The G20 summit held in the eastern Chinese city of Hangzhou showed the strength and quality of China's leadership, and proved to be a possible new model in terms of global economic governance, according to Italian experts.
"In the past, it has often been said China was a major economic power, yet unable to play a global leadership commensurate with its new status," Paolo Garonna, professor of political economy with LUISS University in Rome, said.
"Well, all of us in Hangzhou have seen the Chinese leadership in action, in terms of strength and quality, and its ability to deliver results," said Garonna.
The expert made his remarks during a conference on the theme "The G20 in Hangzhou and the Sino-Italian cooperation" held at the Chinese Embassy in Rome earlier this week.
Along with Chinese Ambassador to Italy Li Ruiyu, several Italian economic and political analysts attended the event.
China hosted G20 took place on Sept. 4-5, and closed with the adoption of a final statement expressing a common will of the world's 20 top economies to promote a more efficient global governance.
Great emphasis was given to innovation and cooperation as major drivers of growth, yet on the base of sustainable and inclusive long-term measures.
Furthermore, the Chinese presidency highlighted the G20 could serve as a "new starting point", and it firmly brought the two topics of development and inclusiveness into the focus of the summit.
Such a move could possibly help the G20 in itself, as a relatively young entity still trying to find a role, according to the Italian economist.
"From this point of view, China's emphasis on the 'new starting' was a strong signal," Garonna said.
Whereas other international organizations were born in the 20th century, the G20 was a more a contemporary entity.
"As such, many of these forums of international cooperation reflect a social, economic, and political equilibrium that no longer exists."
"With the new starting evoked by the Chinese presidency, the hope is now for the G20 to give impetus to a global governance more suited to the reality of the 21st century," he explained.
China's hosting of the G20 also proved the country's new confidence in facing the multiple challenges of the globalized world, other analysts noted.
Indeed, the summit in Hangzhou took place at a particular time, according to Antonio Cascio, head of the Office for Relations with Civil Society and Non-Governmental Organizations at the Italian Foreign Ministry.
"The global economy is certainly recovering, but the growth is still slow and unable to meet the needs of the world population," he told the conference.
"In addition, there are global phenomena, such as the terrorism threat, the immigration crisis, and the climate change, which has serious repercussions on the global governance."
"Innovation and inclusiveness were the two 'answers' on which the G20 focused," Cascio said.
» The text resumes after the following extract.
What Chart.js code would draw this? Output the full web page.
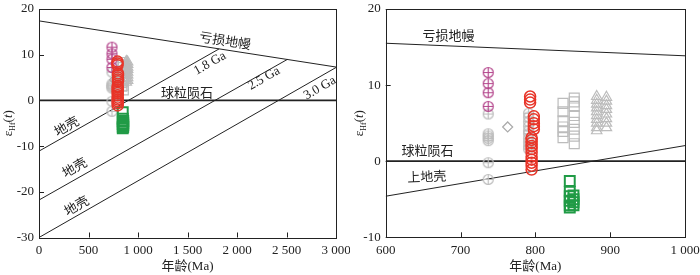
<!DOCTYPE html>
<html>
<head>
<meta charset="utf-8">
<script src="https://cdn.jsdelivr.net/npm/chart.js@4.4.0/dist/chart.umd.min.js"></script>
<style>
  html, body { margin: 0; padding: 0; background: #fff; }
  #wrap { display: flex; width: 700px; height: 275px; }
  .box { width: 350px; height: 275px; }
</style>
</head>
<body>
<div id="wrap">
  <div class="box"><canvas id="leftChart" width="350" height="275"></canvas></div>
  <div class="box"><canvas id="rightChart" width="350" height="275"></canvas></div>
</div>
<script>
// zircon Hf data (age in Ma, epsilon Hf(t))
const magentaAges = [737, 737, 737, 737];
const magentaEHf = [11.65, 10.2, 9.0, 7.2];

const greyCircleAges = [737, 737, 737, 737, 737, 737, 737,
  791, 791, 791, 791, 791, 791, 791, 791, 791, 791];
const greyCircleEHf = [6.2, 3.6, 3.3, 3.0, 2.7, -0.2, -2.4,
  6.3, 5.8, 5.2, 4.6, 4.0, 3.6, 3.0, 2.5, 2.0, 1.6];

const diamondAges = [763];
const diamondEHf = [4.5];

const redAges = [793, 793, 793,
  798, 798, 798, 798, 798,
  795, 795, 795, 795, 795, 795, 795, 795, 795, 795, 795];
const redEHf = [8.5, 8.1, 7.7,
  5.9, 5.5, 5.0, 4.6, 4.2,
  3.1, 2.8, 2.4, 2.0, 1.6, 1.1, 0.6, 0.2, -0.2, -0.6, -1.1];

const squareAges = [837, 837, 837, 837, 837, 837,
  852, 852, 852, 852, 852, 852, 852, 852];
const squareEHf = [7.6, 6.5, 5.3, 4.5, 3.9, 3.1,
  8.3, 7.8, 7.2, 6.0, 5.1, 4.2, 3.3, 2.3];

const triangleAges = [882, 882, 882, 882, 882, 882, 882, 882, 882, 882,
  895, 895, 895, 895, 895, 895, 895, 895];
const triangleEHf = [8.5, 8.0, 7.5, 7.0, 6.5, 6.0, 5.5, 5.0, 4.4, 4.0,
  8.4, 7.9, 7.3, 6.8, 6.2, 5.6, 5.0, 4.4];

const greenAges = [846, 846, 846, 846, 846, 846, 851, 851, 851, 851];
const greenEHf = [-2.6, -4.0, -4.6, -5.2, -5.8, -6.1, -4.5, -5.0, -5.4, -5.8];

// evolution lines (endpoints)
const dmLeftAge = [0, 3000], dmLeftEHf = [17.4, 7.3];
const churLeftAge = [0, 3000], churLeftEHf = [0, 0];
const crust18Age = [0, 1819], crust18EHf = [-11.1, 11.27];
const crust25Age = [0, 2508], crust25EHf = [-21.8, 8.96];
const crust30Age = [0, 3000], crust30EHf = [-30, 7.2];

const dmRightAge = [600, 1000], dmRightEHf = [15.5, 13.85];
const churRightAge = [600, 1000], churRightEHf = [0, 0];
const upperCrustAge = [600, 1000], upperCrustEHf = [-4.6, 2.05];

// axis ticks: min, max, step
const leftXTicks = [0, 3000, 500];
const leftYTicks = [-30, 20, 10];
const rightXTicks = [600, 1000, 100];
const rightYTicks = [-10, 20, 10];

const SERIF = "'Liberation Serif', 'Noto Sans CJK SC', serif";
const INK = '#222';
const GREY = 'rgb(188,188,188)';
const RED = 'rgb(232,52,40)';
const MAGENTA = 'rgb(180,70,140)';
const GREEN = 'rgb(32,155,70)';

function pts (ages, vals) {
  return ages.map((a, i) => ({ x: a, y: vals[i] }));
}

// circle with a cross inside
function crossCircle (color, r) {
  const c = document.createElement('canvas');
  const s = Math.ceil(r * 2 + 3);
  c.width = s; c.height = s;
  const g = c.getContext('2d');
  g.strokeStyle = color;
  g.lineWidth = 1.2;
  g.beginPath(); g.arc(s / 2, s / 2, r, 0, Math.PI * 2); g.stroke();
  g.beginPath();
  g.moveTo(s / 2, s / 2 - r); g.lineTo(s / 2, s / 2 + r);
  g.moveTo(s / 2 - r, s / 2); g.lineTo(s / 2 + r, s / 2);
  g.stroke();
  return c;
}

function lineSet (ages, vals, width) {
  return {
    data: pts(ages, vals),
    showLine: true,
    borderColor: INK,
    borderWidth: width || 1,
    pointRadius: 0,
    tension: 0
  };
}

function markerSets () {
  return [
    { data: pts(redAges, redEHf), pointStyle: 'circle', pointRadius: 5.5, borderColor: RED, borderWidth: 1.5, backgroundColor: 'transparent' },
    { data: pts(magentaAges, magentaEHf), pointStyle: crossCircle(MAGENTA, 5), borderColor: MAGENTA },
    { data: pts(greenAges, greenEHf), pointStyle: 'rect', pointRadius: 7, borderColor: GREEN, borderWidth: 2, backgroundColor: 'transparent' },
    { data: pts(diamondAges, diamondEHf), pointStyle: 'rectRot', pointRadius: 5, borderColor: 'rgb(170,170,170)', borderWidth: 1.2, backgroundColor: 'transparent' },
    { data: pts(greyCircleAges, greyCircleEHf), pointStyle: crossCircle(GREY, 5), borderColor: GREY },
    { data: pts(squareAges, squareEHf), pointStyle: 'rect', pointRadius: 7, borderColor: GREY, borderWidth: 1.2, backgroundColor: 'transparent' },
    { data: pts(triangleAges, triangleEHf), pointStyle: 'triangle', pointRadius: 6, borderColor: GREY, borderWidth: 1.2, backgroundColor: 'transparent' }
  ];
}

function fmt (v) {
  return String(v).replace(/\B(?=(\d{3})+(?!\d))/g, ' ');
}

// frame, inward ticks, axis titles and line labels
function decorPlugin (labels, yTitleX) {
  return {
    id: 'decor',
    afterDraw (chart) {
      const { ctx, chartArea: a, scales: { x, y } } = chart;
      ctx.save();
      ctx.strokeStyle = INK;
      ctx.lineWidth = 1;
      ctx.strokeRect(Math.round(a.left) + 0.5, Math.round(a.top) + 0.5,
        Math.round(a.right - a.left), Math.round(a.bottom - a.top));
      ctx.beginPath();
      x.ticks.forEach(t => {
        const px = Math.round(x.getPixelForValue(t.value)) + 0.5;
        ctx.moveTo(px, a.bottom); ctx.lineTo(px, a.bottom - 5);
      });
      y.ticks.forEach(t => {
        const py = Math.round(y.getPixelForValue(t.value)) + 0.5;
        ctx.moveTo(a.left, py); ctx.lineTo(a.left + 5, py);
      });
      ctx.stroke();

      ctx.fillStyle = INK;
      ctx.textBaseline = 'middle';
      ctx.textAlign = 'center';
      ctx.font = '13px ' + SERIF;
      ctx.fillText('年龄(Ma)', (a.left + a.right) / 2, 267);

      // y title: eps Hf (t)
      ctx.save();
      ctx.translate(yTitleX, (a.top + a.bottom) / 2);
      ctx.rotate(-Math.PI / 2);
      const parts = [
        { t: 'ε', f: '13px ' + SERIF, dy: 0 },
        { t: 'Hf', f: '8px ' + SERIF, dy: 3 },
        { t: '(', f: '13px ' + SERIF, dy: 0 },
        { t: 't', f: 'italic 13px ' + SERIF, dy: 0 },
        { t: ')', f: '13px ' + SERIF, dy: 0 }
      ];
      let w = 0;
      parts.forEach(p => { ctx.font = p.f; p.w = ctx.measureText(p.t).width; w += p.w; });
      let cx = -w / 2;
      ctx.textAlign = 'left';
      ctx.textBaseline = 'alphabetic';
      parts.forEach(p => { ctx.font = p.f; ctx.fillText(p.t, cx, 4 + p.dy); cx += p.w; });
      ctx.restore();

      // labels on the evolution lines
      ctx.textAlign = 'center';
      ctx.textBaseline = 'middle';
      labels.forEach(l => {
        let ang = 0;
        if (l.along) {
          const [ax, bx] = l.along[0];
          const [ay, by] = l.along[1];
          ang = Math.atan2(y.getPixelForValue(by) - y.getPixelForValue(ay),
            x.getPixelForValue(bx) - x.getPixelForValue(ax));
        }
        ctx.save();
        ctx.translate(x.getPixelForValue(l.x), y.getPixelForValue(l.y));
        ctx.rotate(ang);
        ctx.font = '13px ' + SERIF;
        ctx.fillText(l.text, 0, 0);
        ctx.restore();
      });
      ctx.restore();
    }
  };
}

function makeChart (id, cfg) {
  return new Chart(document.getElementById(id), {
    type: 'scatter',
    data: { datasets: cfg.datasets },
    options: {
      responsive: false,
      animation: false,
      devicePixelRatio: 1,
      layout: { padding: { left: 0, right: cfg.padRight, top: cfg.padTop, bottom: 0 } },
      plugins: { legend: { display: false }, tooltip: { enabled: false } },
      scales: {
        x: {
          type: 'linear',
          min: cfg.xTicks[0],
          max: cfg.xTicks[1],
          grid: { display: false, drawTicks: false, tickLength: 0 },
          border: { display: false },
          ticks: { stepSize: cfg.xTicks[2], autoSkip: false, maxRotation: 0, padding: 5, color: INK, font: { family: SERIF, size: 13 }, callback: v => fmt(v) },
          afterFit (s) { s.height = cfg.xHeight; s.paddingLeft = 0; s.paddingRight = 0; }
        },
        y: {
          type: 'linear',
          min: cfg.yTicks[0],
          max: cfg.yTicks[1],
          grid: { display: false, drawTicks: false, tickLength: 0 },
          border: { display: false },
          ticks: { stepSize: cfg.yTicks[2], autoSkip: false, padding: 5, color: INK, font: { family: SERIF, size: 13 }, callback: v => String(v) },
          afterFit (s) { s.width = cfg.yWidth; s.paddingTop = 0; s.paddingBottom = 0; }
        }
      }
    },
    plugins: [decorPlugin(cfg.labels, cfg.yTitleX)]
  });
}

makeChart('leftChart', {
  xTicks: leftXTicks,
  yTicks: leftYTicks,
  padRight: 14,
  padTop: 4.5,
  xHeight: 37.5,
  yWidth: 39,
  yTitleX: 8,
  datasets: markerSets().concat([
    lineSet(dmLeftAge, dmLeftEHf),
    lineSet(churLeftAge, churLeftEHf, 1.8),
    lineSet(crust18Age, crust18EHf),
    lineSet(crust25Age, crust25EHf),
    lineSet(crust30Age, crust30EHf)
  ]),
  labels: [
    { text: '亏损地幔', x: 1879, y: 12.8, along: [dmLeftAge, dmLeftEHf] },
    { text: '1.8 Ga', x: 1727, y: 8.1, along: [crust18Age, crust18EHf] },
    { text: '2.5 Ga', x: 2273, y: 4.8, along: [crust25Age, crust25EHf] },
    { text: '3.0 Ga', x: 2838, y: 2.7, along: [crust30Age, crust30EHf] },
    { text: '球粒陨石', x: 1495, y: 1.6 },
    { text: '地壳', x: 283, y: -5.9, along: [crust18Age, crust18EHf] },
    { text: '地壳', x: 364, y: -14.9, along: [crust25Age, crust25EHf] },
    { text: '地壳', x: 384, y: -23.3, along: [crust30Age, crust30EHf] }
  ]
});

makeChart('rightChart', {
  xTicks: rightXTicks,
  yTicks: rightYTicks,
  padRight: 15,
  padTop: 4.3,
  xHeight: 37.7,
  yWidth: 35.7,
  yTitleX: 9,
  datasets: markerSets().concat([
    lineSet(dmRightAge, dmRightEHf),
    lineSet(churRightAge, churRightEHf, 1.8),
    lineSet(upperCrustAge, upperCrustEHf)
  ]),
  labels: [
    { text: '亏损地幔', x: 684, y: 16.4 },
    { text: '球粒陨石', x: 656, y: 1.3 },
    { text: '上地壳', x: 655, y: -2.2, along: [[600, 1000], [-1.5, 0]] }
  ]
});
</script>
</body>
</html>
Innovation was clearly defined as the essential driver for a stable and sustainable growth. Yet, the summit also showed a clear awareness that growth alone was not enough, since the fruits of economic development have been, more often than not, unequally distributed, according to the official.
"This is a risk we cannot afford: it would not bring a sustainable growth, and would have negative consequences at political level, in terms of a rise in populist movements that are against the very core of the current global economic system," he explained.
The Foreign Ministry councillor agreed with other experts that the G20 in Hangzhou distinguished itself for its approach.
"Even on the most controversial issues, it was possible to find an agreement on the text (of final statements)," Cascio noted.
Finally, Italian analysts also highlighted that official consultations were extended to include several developing countries, and several topics most dear to these economies.
"The attention went well beyond the common topics of a G20 agenda: it focused on inclusiveness, sustainability, and on the urgency of delivering concrete answers to the people's needs," Garonna pointed out.
"Consultations on these issues were not mere talks: the G20 did enter into sensitive issues on which countries have different positions."
Yet, the Chinese presidency made it possible to face them, and "make progress, maybe small but concrete," the economist concluded.